Quote every line as written. Omit pictures.
[Extracted data start]
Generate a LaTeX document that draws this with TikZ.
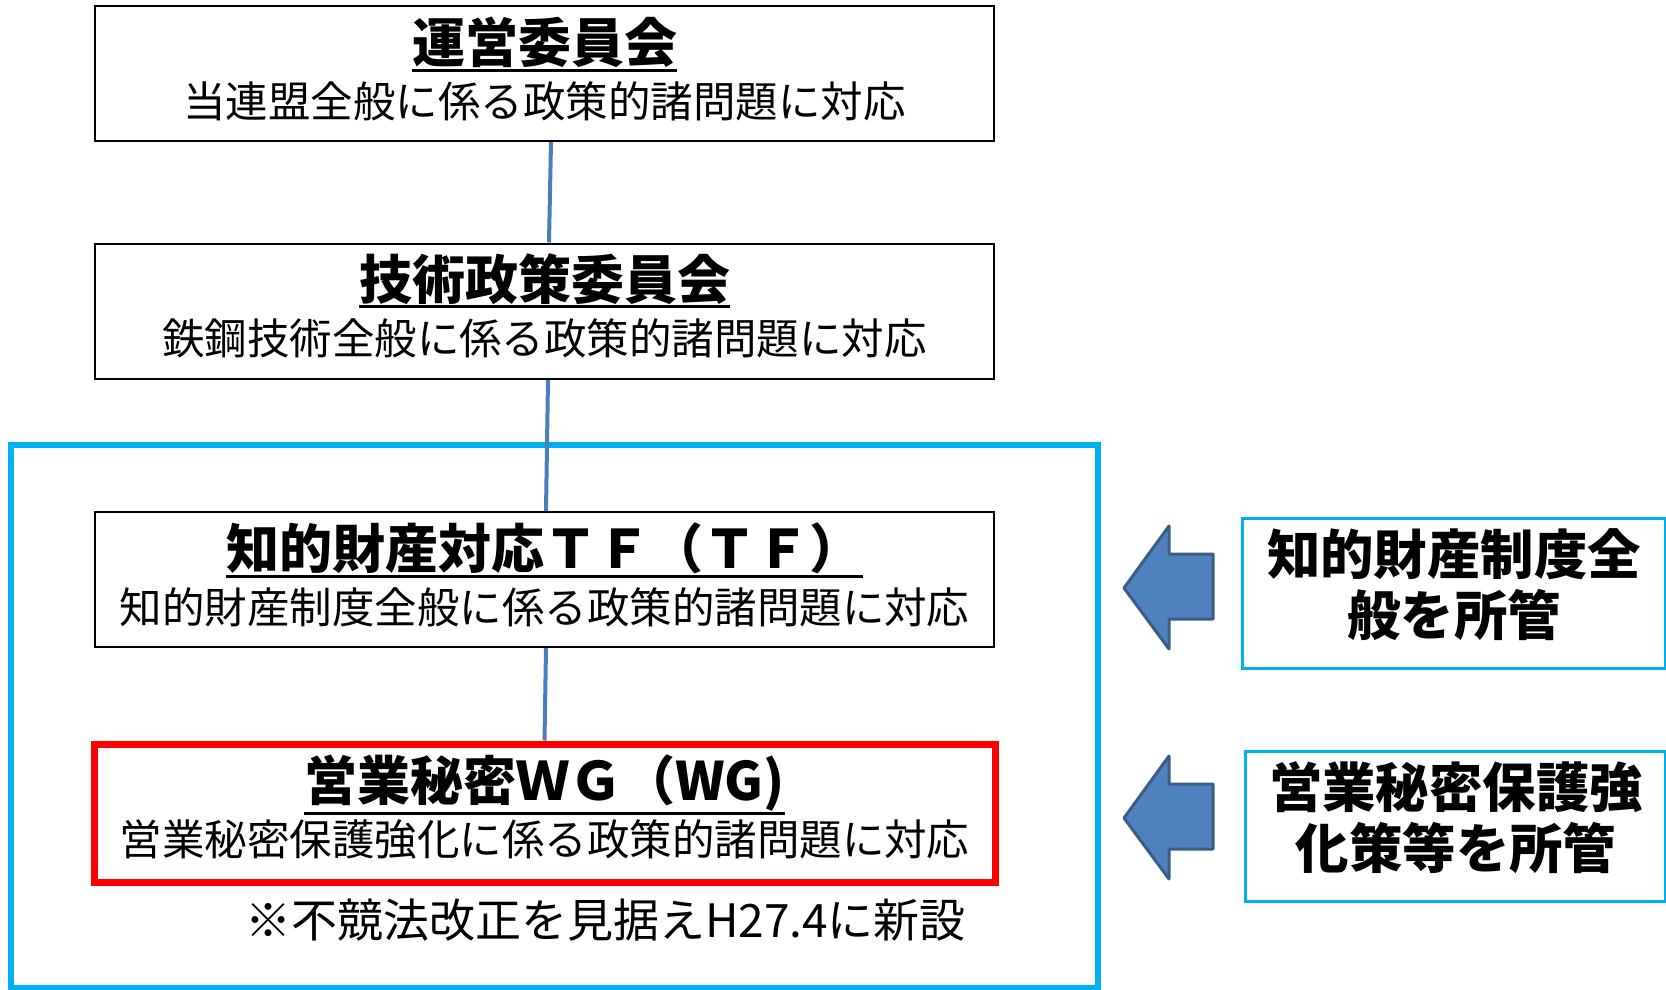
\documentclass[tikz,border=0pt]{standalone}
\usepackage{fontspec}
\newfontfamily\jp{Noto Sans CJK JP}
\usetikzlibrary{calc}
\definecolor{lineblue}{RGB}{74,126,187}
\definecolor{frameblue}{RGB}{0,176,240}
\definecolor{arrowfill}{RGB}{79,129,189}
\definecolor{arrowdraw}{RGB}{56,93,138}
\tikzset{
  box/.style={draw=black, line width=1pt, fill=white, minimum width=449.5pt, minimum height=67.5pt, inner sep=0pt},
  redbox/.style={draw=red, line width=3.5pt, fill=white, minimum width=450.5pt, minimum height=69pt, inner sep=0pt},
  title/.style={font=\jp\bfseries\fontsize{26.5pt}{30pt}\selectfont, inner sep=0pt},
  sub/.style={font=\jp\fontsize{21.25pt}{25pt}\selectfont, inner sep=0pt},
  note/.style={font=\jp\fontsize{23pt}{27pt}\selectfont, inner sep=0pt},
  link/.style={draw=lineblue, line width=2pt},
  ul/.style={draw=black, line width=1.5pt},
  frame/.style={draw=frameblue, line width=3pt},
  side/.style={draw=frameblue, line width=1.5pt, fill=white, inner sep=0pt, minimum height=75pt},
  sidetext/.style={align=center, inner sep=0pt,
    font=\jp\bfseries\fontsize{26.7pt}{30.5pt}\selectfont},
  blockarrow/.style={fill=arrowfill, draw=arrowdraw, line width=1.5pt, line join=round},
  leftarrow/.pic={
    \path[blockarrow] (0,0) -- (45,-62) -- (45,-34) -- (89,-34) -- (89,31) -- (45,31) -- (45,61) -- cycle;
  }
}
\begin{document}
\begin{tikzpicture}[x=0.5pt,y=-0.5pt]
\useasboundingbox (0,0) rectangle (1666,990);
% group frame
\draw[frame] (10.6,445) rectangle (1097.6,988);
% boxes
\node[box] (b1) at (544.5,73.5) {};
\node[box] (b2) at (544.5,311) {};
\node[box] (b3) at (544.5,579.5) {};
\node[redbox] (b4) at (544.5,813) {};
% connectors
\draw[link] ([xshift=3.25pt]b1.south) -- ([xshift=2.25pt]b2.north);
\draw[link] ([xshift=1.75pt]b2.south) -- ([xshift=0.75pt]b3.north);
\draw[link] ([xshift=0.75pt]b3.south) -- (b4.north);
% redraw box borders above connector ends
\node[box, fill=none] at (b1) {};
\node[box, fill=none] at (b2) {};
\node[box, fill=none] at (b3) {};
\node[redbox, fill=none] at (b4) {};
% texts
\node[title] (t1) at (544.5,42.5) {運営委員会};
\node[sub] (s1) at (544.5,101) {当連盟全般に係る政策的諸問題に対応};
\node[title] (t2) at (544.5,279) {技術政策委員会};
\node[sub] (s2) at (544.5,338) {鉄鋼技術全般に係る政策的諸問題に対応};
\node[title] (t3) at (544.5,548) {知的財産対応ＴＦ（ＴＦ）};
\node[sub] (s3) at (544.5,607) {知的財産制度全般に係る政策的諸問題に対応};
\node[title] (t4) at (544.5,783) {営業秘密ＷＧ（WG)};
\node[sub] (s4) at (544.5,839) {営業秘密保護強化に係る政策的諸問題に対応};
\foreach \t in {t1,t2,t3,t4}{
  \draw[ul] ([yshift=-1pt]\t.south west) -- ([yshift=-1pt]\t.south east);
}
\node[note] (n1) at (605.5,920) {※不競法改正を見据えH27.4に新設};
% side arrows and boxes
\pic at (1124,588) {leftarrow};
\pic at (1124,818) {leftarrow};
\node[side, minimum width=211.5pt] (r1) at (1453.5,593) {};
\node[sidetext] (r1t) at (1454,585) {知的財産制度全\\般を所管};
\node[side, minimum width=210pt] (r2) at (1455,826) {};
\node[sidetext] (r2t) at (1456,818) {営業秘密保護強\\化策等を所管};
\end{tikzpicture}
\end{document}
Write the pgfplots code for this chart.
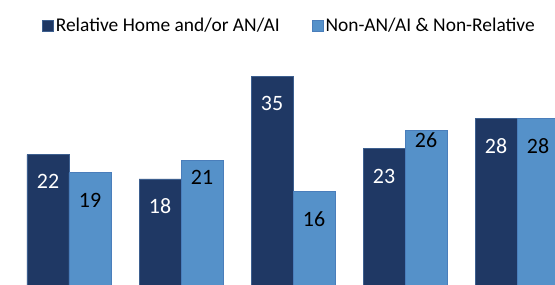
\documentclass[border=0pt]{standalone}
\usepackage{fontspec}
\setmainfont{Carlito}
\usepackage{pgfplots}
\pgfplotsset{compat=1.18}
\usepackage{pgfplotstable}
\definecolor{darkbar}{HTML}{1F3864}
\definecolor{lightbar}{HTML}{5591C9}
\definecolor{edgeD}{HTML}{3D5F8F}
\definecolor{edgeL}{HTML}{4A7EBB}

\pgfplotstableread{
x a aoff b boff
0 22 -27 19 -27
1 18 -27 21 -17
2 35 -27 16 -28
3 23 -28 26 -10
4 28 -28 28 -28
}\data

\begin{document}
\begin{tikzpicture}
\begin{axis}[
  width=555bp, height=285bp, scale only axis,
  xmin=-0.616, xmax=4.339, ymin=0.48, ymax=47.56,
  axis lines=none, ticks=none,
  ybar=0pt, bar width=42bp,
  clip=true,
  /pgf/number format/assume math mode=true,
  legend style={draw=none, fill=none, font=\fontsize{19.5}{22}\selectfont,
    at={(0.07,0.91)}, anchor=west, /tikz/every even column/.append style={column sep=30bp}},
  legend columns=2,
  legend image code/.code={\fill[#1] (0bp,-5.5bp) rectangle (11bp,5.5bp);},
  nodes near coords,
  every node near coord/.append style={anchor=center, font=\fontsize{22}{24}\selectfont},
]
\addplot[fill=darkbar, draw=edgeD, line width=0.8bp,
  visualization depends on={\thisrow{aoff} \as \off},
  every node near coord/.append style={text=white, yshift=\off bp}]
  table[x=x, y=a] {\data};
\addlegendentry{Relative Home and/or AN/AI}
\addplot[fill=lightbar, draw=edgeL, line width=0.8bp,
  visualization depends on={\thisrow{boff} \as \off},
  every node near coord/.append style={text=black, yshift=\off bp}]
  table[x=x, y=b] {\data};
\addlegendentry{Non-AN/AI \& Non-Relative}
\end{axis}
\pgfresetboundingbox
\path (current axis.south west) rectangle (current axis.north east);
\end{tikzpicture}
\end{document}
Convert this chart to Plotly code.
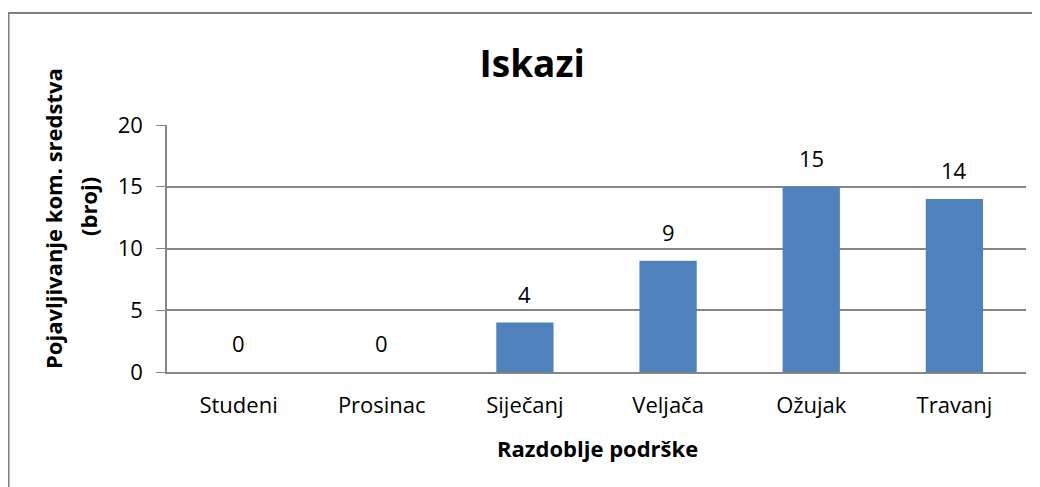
[Extracted data end]
Written answer ->
Generate a LaTeX document that draws this with TikZ.
\documentclass[tikz,border=0pt]{standalone}
\usepackage{fontspec}
\newfontfamily\jp{Noto Sans CJK JP}
\usetikzlibrary{calc}
\definecolor{lineblue}{RGB}{74,126,187}
\definecolor{frameblue}{RGB}{0,176,240}
\definecolor{arrowfill}{RGB}{79,129,189}
\definecolor{arrowdraw}{RGB}{56,93,138}
\tikzset{
  box/.style={draw=black, line width=1pt, fill=white, minimum width=449.5pt, minimum height=67.5pt, inner sep=0pt},
  redbox/.style={draw=red, line width=3.5pt, fill=white, minimum width=450.5pt, minimum height=69pt, inner sep=0pt},
  title/.style={font=\jp\bfseries\fontsize{26.5pt}{30pt}\selectfont, inner sep=0pt},
  sub/.style={font=\jp\fontsize{21.25pt}{25pt}\selectfont, inner sep=0pt},
  note/.style={font=\jp\fontsize{23pt}{27pt}\selectfont, inner sep=0pt},
  link/.style={draw=lineblue, line width=2pt},
  ul/.style={draw=black, line width=1.5pt},
  frame/.style={draw=frameblue, line width=3pt},
  side/.style={draw=frameblue, line width=1.5pt, fill=white, inner sep=0pt, minimum height=75pt},
  sidetext/.style={align=center, inner sep=0pt,
    font=\jp\bfseries\fontsize{26.7pt}{30.5pt}\selectfont},
  blockarrow/.style={fill=arrowfill, draw=arrowdraw, line width=1.5pt, line join=round},
  leftarrow/.pic={
    \path[blockarrow] (0,0) -- (45,-62) -- (45,-34) -- (89,-34) -- (89,31) -- (45,31) -- (45,61) -- cycle;
  }
}
\begin{document}
\begin{tikzpicture}[x=0.5pt,y=-0.5pt]
\useasboundingbox (0,0) rectangle (1666,990);
% group frame
\draw[frame] (10.6,445) rectangle (1097.6,988);
% boxes
\node[box] (b1) at (544.5,73.5) {};
\node[box] (b2) at (544.5,311) {};
\node[box] (b3) at (544.5,579.5) {};
\node[redbox] (b4) at (544.5,813) {};
% connectors
\draw[link] ([xshift=3.25pt]b1.south) -- ([xshift=2.25pt]b2.north);
\draw[link] ([xshift=1.75pt]b2.south) -- ([xshift=0.75pt]b3.north);
\draw[link] ([xshift=0.75pt]b3.south) -- (b4.north);
% redraw box borders above connector ends
\node[box, fill=none] at (b1) {};
\node[box, fill=none] at (b2) {};
\node[box, fill=none] at (b3) {};
\node[redbox, fill=none] at (b4) {};
% texts
\node[title] (t1) at (544.5,42.5) {運営委員会};
\node[sub] (s1) at (544.5,101) {当連盟全般に係る政策的諸問題に対応};
\node[title] (t2) at (544.5,279) {技術政策委員会};
\node[sub] (s2) at (544.5,338) {鉄鋼技術全般に係る政策的諸問題に対応};
\node[title] (t3) at (544.5,548) {知的財産対応ＴＦ（ＴＦ）};
\node[sub] (s3) at (544.5,607) {知的財産制度全般に係る政策的諸問題に対応};
\node[title] (t4) at (544.5,783) {営業秘密ＷＧ（WG)};
\node[sub] (s4) at (544.5,839) {営業秘密保護強化に係る政策的諸問題に対応};
\foreach \t in {t1,t2,t3,t4}{
  \draw[ul] ([yshift=-1pt]\t.south west) -- ([yshift=-1pt]\t.south east);
}
\node[note] (n1) at (605.5,920) {※不競法改正を見据えH27.4に新設};
% side arrows and boxes
\pic at (1124,588) {leftarrow};
\pic at (1124,818) {leftarrow};
\node[side, minimum width=211.5pt] (r1) at (1453.5,593) {};
\node[sidetext] (r1t) at (1454,585) {知的財産制度全\\般を所管};
\node[side, minimum width=210pt] (r2) at (1455,826) {};
\node[sidetext] (r2t) at (1456,818) {営業秘密保護強\\化策等を所管};
\end{tikzpicture}
\end{document}
Write the pgfplots code for this chart.
\documentclass[border=0pt]{standalone}
\usepackage{fontspec}
\setmainfont{Carlito}
\usepackage{pgfplots}
\pgfplotsset{compat=1.18}
\usepackage{pgfplotstable}
\definecolor{darkbar}{HTML}{1F3864}
\definecolor{lightbar}{HTML}{5591C9}
\definecolor{edgeD}{HTML}{3D5F8F}
\definecolor{edgeL}{HTML}{4A7EBB}

\pgfplotstableread{
x a aoff b boff
0 22 -27 19 -27
1 18 -27 21 -17
2 35 -27 16 -28
3 23 -28 26 -10
4 28 -28 28 -28
}\data

\begin{document}
\begin{tikzpicture}
\begin{axis}[
  width=555bp, height=285bp, scale only axis,
  xmin=-0.616, xmax=4.339, ymin=0.48, ymax=47.56,
  axis lines=none, ticks=none,
  ybar=0pt, bar width=42bp,
  clip=true,
  /pgf/number format/assume math mode=true,
  legend style={draw=none, fill=none, font=\fontsize{19.5}{22}\selectfont,
    at={(0.07,0.91)}, anchor=west, /tikz/every even column/.append style={column sep=30bp}},
  legend columns=2,
  legend image code/.code={\fill[#1] (0bp,-5.5bp) rectangle (11bp,5.5bp);},
  nodes near coords,
  every node near coord/.append style={anchor=center, font=\fontsize{22}{24}\selectfont},
]
\addplot[fill=darkbar, draw=edgeD, line width=0.8bp,
  visualization depends on={\thisrow{aoff} \as \off},
  every node near coord/.append style={text=white, yshift=\off bp}]
  table[x=x, y=a] {\data};
\addlegendentry{Relative Home and/or AN/AI}
\addplot[fill=lightbar, draw=edgeL, line width=0.8bp,
  visualization depends on={\thisrow{boff} \as \off},
  every node near coord/.append style={text=black, yshift=\off bp}]
  table[x=x, y=b] {\data};
\addlegendentry{Non-AN/AI \& Non-Relative}
\end{axis}
\pgfresetboundingbox
\path (current axis.south west) rectangle (current axis.north east);
\end{tikzpicture}
\end{document}
Convert this chart to Plotly code.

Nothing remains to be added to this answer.